■ Short exercise
Reproduce exactly the run of lines from the one containing "What TikZ code" through the one containing "plt.rcParams['font.family'] = ['Liberation". Pictures do not belong in the copy.

** begin Data to process **

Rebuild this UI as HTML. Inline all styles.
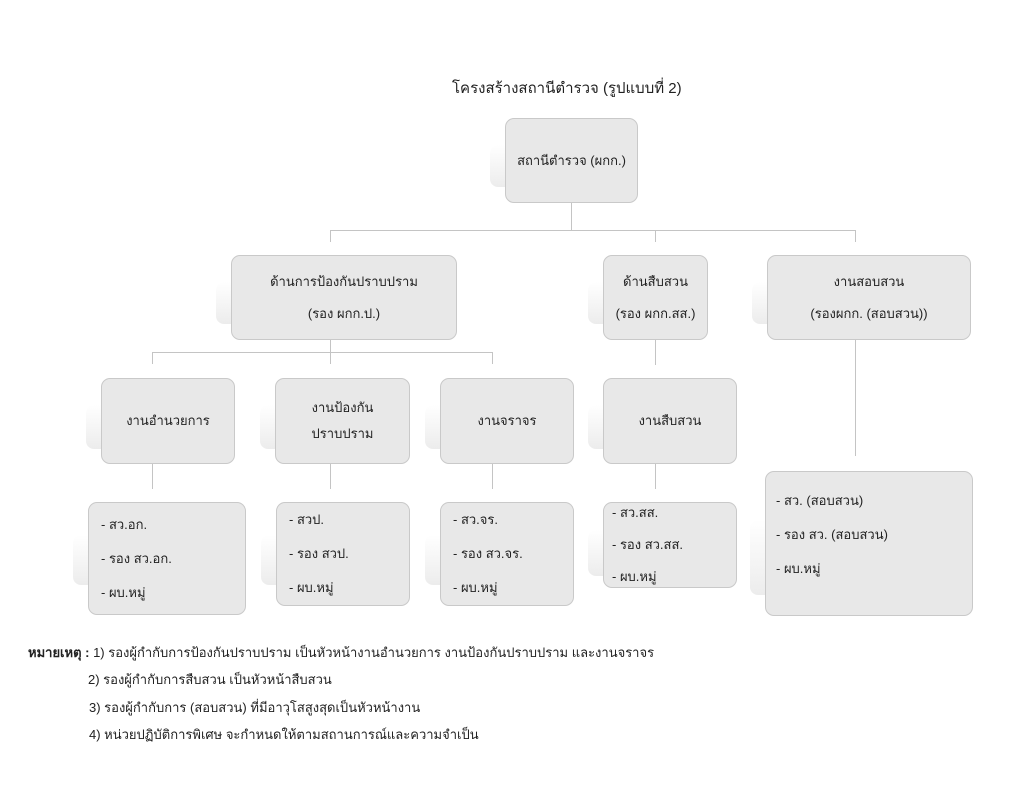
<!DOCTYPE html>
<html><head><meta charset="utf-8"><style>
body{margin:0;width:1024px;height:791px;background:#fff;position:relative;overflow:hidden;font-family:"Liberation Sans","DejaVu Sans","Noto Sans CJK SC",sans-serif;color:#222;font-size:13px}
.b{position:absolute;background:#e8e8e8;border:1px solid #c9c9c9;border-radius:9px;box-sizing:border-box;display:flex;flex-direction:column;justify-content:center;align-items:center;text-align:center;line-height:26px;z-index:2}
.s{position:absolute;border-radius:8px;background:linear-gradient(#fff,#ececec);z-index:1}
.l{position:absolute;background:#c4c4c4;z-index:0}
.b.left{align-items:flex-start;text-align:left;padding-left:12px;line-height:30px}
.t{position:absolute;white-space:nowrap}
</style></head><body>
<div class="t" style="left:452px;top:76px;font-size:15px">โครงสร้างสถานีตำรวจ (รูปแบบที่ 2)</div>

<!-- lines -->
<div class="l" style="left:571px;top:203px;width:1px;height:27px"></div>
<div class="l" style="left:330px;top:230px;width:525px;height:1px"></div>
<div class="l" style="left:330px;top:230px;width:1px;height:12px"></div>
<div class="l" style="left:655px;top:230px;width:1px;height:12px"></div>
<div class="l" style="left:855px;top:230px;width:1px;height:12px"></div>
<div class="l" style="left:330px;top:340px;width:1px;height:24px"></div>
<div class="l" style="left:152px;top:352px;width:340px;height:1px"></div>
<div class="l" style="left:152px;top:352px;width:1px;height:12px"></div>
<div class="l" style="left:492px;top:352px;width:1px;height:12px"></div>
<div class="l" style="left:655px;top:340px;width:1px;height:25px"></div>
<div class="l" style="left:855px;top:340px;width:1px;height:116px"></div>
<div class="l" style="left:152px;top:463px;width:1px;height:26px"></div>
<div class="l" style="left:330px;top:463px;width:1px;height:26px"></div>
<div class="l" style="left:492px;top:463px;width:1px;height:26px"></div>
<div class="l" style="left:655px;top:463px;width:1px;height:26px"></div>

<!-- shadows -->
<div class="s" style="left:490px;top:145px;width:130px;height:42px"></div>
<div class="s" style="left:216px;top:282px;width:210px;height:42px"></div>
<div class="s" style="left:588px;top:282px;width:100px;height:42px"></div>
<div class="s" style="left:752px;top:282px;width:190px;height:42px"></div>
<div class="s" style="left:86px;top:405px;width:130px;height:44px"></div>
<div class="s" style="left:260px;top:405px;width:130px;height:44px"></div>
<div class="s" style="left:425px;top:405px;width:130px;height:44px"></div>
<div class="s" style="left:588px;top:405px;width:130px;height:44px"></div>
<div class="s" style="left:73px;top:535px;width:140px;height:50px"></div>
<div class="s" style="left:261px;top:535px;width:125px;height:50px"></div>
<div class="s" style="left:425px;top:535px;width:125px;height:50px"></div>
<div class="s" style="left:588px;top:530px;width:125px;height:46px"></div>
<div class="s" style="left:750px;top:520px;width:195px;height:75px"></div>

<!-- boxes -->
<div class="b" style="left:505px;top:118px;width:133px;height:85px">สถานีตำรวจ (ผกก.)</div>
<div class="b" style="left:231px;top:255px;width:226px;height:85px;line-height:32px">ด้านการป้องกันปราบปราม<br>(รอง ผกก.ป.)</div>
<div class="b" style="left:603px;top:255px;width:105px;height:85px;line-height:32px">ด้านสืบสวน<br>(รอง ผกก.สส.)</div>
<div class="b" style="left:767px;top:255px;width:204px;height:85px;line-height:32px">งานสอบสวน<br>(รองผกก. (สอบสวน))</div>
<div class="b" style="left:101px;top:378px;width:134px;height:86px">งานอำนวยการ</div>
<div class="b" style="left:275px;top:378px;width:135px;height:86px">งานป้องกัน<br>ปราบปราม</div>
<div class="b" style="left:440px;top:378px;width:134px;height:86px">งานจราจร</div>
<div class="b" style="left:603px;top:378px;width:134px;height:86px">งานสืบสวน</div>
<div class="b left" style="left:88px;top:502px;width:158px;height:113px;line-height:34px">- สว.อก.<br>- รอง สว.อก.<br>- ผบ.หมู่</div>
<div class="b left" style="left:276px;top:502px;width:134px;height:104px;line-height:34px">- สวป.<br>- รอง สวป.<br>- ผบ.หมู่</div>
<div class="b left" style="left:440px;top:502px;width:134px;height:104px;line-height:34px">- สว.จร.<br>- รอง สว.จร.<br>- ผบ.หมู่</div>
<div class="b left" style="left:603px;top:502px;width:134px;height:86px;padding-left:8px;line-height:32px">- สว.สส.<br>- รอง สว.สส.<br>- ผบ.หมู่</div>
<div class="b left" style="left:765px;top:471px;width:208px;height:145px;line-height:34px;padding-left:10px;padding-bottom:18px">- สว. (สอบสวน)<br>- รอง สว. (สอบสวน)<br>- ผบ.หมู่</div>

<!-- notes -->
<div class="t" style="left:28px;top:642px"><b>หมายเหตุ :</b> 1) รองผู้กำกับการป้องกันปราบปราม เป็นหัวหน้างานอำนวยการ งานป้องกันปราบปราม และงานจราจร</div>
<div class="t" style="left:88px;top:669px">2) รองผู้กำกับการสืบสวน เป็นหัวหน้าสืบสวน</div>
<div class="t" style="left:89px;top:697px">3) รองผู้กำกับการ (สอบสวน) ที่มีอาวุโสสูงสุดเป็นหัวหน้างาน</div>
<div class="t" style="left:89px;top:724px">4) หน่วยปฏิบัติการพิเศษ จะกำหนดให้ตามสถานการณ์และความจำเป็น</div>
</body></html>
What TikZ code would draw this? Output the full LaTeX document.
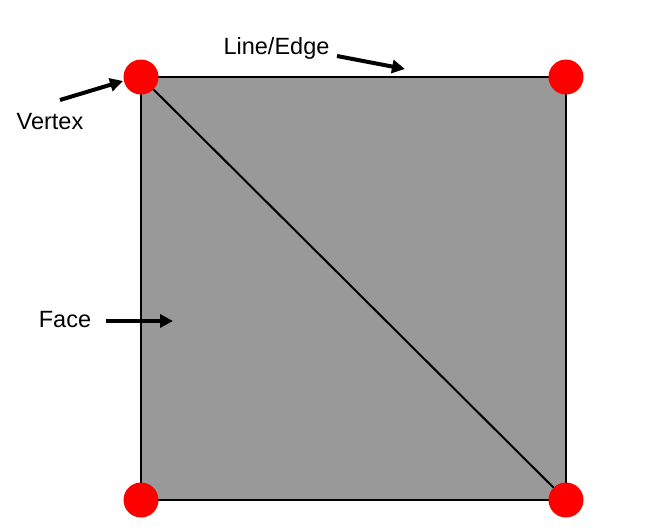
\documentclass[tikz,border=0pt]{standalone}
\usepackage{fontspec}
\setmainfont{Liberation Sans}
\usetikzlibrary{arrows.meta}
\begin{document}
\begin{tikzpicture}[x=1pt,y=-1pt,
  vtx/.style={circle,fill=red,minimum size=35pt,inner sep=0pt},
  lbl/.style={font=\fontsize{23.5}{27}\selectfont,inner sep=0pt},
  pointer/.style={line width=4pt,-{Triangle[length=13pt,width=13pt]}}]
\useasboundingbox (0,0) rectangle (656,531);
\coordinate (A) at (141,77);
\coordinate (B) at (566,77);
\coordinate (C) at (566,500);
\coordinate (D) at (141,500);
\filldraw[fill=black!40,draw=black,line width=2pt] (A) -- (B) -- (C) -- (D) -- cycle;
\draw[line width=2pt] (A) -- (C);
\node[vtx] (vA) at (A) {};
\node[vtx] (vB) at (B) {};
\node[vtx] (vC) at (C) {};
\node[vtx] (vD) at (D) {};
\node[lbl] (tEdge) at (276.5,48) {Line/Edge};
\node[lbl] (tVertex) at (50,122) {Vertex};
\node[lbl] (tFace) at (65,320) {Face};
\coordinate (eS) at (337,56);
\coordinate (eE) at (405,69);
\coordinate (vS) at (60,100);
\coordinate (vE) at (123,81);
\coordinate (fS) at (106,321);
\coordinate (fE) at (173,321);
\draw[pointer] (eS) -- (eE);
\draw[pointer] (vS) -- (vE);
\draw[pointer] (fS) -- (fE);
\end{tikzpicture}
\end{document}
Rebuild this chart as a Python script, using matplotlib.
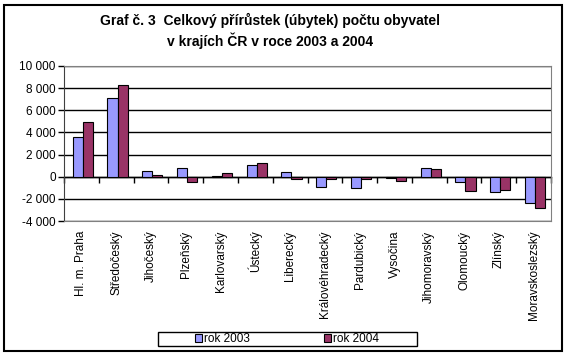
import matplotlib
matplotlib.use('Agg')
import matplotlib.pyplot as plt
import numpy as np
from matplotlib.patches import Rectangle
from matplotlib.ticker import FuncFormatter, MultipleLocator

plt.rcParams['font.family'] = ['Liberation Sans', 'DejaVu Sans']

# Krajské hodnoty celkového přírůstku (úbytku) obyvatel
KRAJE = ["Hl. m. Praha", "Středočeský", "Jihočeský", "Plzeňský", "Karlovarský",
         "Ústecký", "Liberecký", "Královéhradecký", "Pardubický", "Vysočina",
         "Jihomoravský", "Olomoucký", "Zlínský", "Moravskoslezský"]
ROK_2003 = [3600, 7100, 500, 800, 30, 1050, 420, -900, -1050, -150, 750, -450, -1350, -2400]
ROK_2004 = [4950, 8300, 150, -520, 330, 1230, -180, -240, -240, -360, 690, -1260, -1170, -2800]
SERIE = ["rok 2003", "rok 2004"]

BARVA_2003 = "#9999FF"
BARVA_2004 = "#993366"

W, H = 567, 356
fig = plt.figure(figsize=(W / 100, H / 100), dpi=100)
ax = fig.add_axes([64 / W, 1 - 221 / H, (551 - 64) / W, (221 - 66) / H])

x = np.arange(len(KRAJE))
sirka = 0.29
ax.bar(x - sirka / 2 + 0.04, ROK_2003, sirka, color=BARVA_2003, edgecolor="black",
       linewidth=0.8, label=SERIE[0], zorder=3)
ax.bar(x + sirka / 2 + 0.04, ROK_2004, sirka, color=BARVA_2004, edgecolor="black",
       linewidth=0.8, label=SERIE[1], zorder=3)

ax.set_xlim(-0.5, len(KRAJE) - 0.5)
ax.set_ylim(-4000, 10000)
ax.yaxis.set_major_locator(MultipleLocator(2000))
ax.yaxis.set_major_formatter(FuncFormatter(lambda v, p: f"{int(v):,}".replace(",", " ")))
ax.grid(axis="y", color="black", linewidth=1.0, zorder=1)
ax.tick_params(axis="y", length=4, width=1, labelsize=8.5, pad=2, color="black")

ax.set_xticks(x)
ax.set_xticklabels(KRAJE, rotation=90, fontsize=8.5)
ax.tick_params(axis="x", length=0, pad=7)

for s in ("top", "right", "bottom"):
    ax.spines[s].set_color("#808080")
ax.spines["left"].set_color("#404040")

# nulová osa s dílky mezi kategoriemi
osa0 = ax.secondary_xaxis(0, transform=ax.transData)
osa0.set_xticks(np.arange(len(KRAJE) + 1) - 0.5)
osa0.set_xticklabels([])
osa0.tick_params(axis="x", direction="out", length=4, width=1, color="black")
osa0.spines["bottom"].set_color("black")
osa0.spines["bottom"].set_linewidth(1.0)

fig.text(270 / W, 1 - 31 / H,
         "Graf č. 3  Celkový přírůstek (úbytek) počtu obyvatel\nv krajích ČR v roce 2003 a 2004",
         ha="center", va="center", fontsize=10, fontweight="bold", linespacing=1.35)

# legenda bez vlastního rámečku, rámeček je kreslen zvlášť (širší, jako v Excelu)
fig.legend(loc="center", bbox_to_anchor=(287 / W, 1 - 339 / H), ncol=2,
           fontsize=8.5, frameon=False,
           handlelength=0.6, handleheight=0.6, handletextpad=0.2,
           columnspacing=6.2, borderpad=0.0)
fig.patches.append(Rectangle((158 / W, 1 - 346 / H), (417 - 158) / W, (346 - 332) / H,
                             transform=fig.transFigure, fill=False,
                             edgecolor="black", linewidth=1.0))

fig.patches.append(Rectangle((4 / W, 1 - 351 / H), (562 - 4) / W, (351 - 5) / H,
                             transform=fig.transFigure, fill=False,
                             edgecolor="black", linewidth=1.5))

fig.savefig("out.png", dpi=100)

** end Data to process **

■ Response to this exercise
What TikZ code would draw this? Output the full LaTeX document.
\documentclass[tikz,border=0pt]{standalone}
\usepackage{fontspec}
\setmainfont{Liberation Sans}
\usetikzlibrary{arrows.meta}
\begin{document}
\begin{tikzpicture}[x=1pt,y=-1pt,
  vtx/.style={circle,fill=red,minimum size=35pt,inner sep=0pt},
  lbl/.style={font=\fontsize{23.5}{27}\selectfont,inner sep=0pt},
  pointer/.style={line width=4pt,-{Triangle[length=13pt,width=13pt]}}]
\useasboundingbox (0,0) rectangle (656,531);
\coordinate (A) at (141,77);
\coordinate (B) at (566,77);
\coordinate (C) at (566,500);
\coordinate (D) at (141,500);
\filldraw[fill=black!40,draw=black,line width=2pt] (A) -- (B) -- (C) -- (D) -- cycle;
\draw[line width=2pt] (A) -- (C);
\node[vtx] (vA) at (A) {};
\node[vtx] (vB) at (B) {};
\node[vtx] (vC) at (C) {};
\node[vtx] (vD) at (D) {};
\node[lbl] (tEdge) at (276.5,48) {Line/Edge};
\node[lbl] (tVertex) at (50,122) {Vertex};
\node[lbl] (tFace) at (65,320) {Face};
\coordinate (eS) at (337,56);
\coordinate (eE) at (405,69);
\coordinate (vS) at (60,100);
\coordinate (vE) at (123,81);
\coordinate (fS) at (106,321);
\coordinate (fE) at (173,321);
\draw[pointer] (eS) -- (eE);
\draw[pointer] (vS) -- (vE);
\draw[pointer] (fS) -- (fE);
\end{tikzpicture}
\end{document}
Rebuild this chart as a Python script, using matplotlib.
import matplotlib
matplotlib.use('Agg')
import matplotlib.pyplot as plt
import numpy as np
from matplotlib.patches import Rectangle
from matplotlib.ticker import FuncFormatter, MultipleLocator

plt.rcParams['font.family'] = ['Liberation Sans', 'DejaVu Sans']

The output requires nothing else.